Saturday, March 10, 2007

one fine day

I should say that the weather in central Florida is indeed gorgeous, and as I was stuck in the northeast freezing my ass off for the last hree years, this is the first spring I've enjoyed in a good long while that doesn't involve snow melting into damp small rivers of salt and dirt, refreezing at night so in the morning, you slip on the sidewalk and fall on your ass.

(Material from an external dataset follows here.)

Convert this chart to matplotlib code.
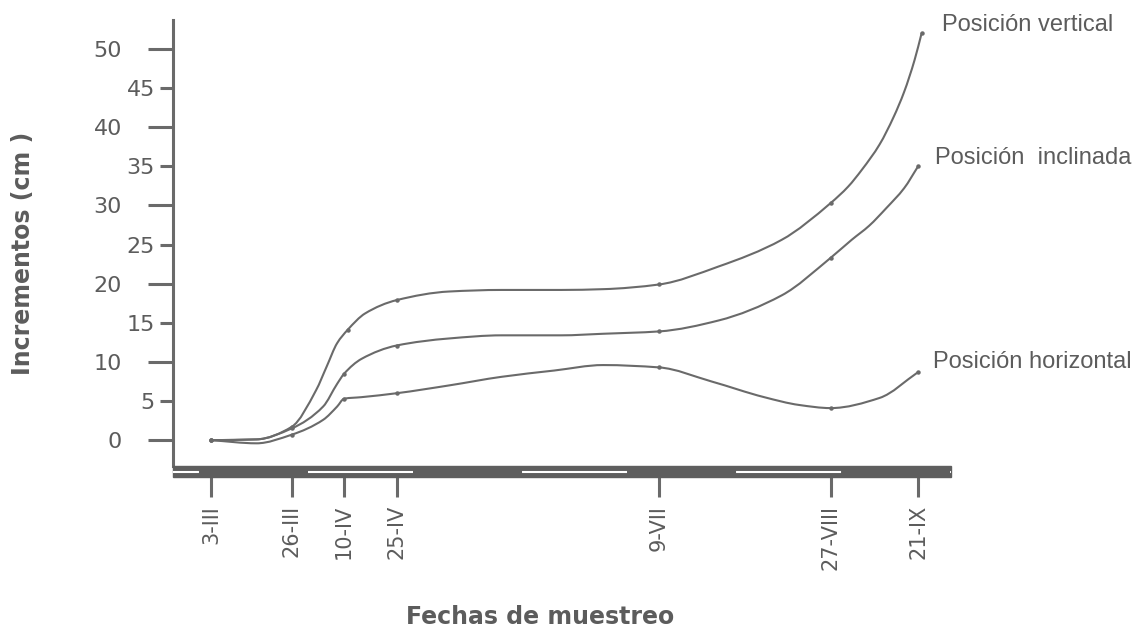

I have another nine days off of work before I start this New Assignment, and I'm enjoying the stressfree environment. I picked up Suzanne Gordon's book "Nursing Against the Odds" while in a bookstore today, opened it up to a scenario in which a nurse couldn't get any of the multiple docs she'd asked to look at a crashing patient, let alone order anything. The nurse knew was going to code and would never survive the code, and was trying to prevent this from happening, as the outcome wasn't ever going to be good.

I skimmed that paragraph, horrified, and shut the book. It hit way, way too close to home. Note that I wasn't horrified because I've never heard of such things like that happening to a nurse/patient. I was horrified because I've been that nurse and I've known that patient, and those doctors. That could be, and often has been, me, on an average day at work. I wondered, as I hastily put the book away, if lay people who read the book will think Gordon is overemphasizing or hyperbolizing this kind of scenario, but most nurses could vouch for that happening in their career not once, but multiple times.

When I don't have to work, therefore, I am very happy, even if all I have to do is menial tasks and cooking. Even if I'm sick with a cold (which I am now, apparently) I think, "Oh thank God I don't have to work 12 hour shifts sick as a dog!"

I've decided I can only subject myself to that kind of moral trauma for a maximum of five years (believe it or not, I've almost been a nurse for two years!) and then I have to either get out completely, or go back to school and get an advance practice degree, where the stress is diffferent, but the autonomy hopefully greater.

As for now, I treat my days off as if they're never going to come again, because sometimes that's how it feels when you're working.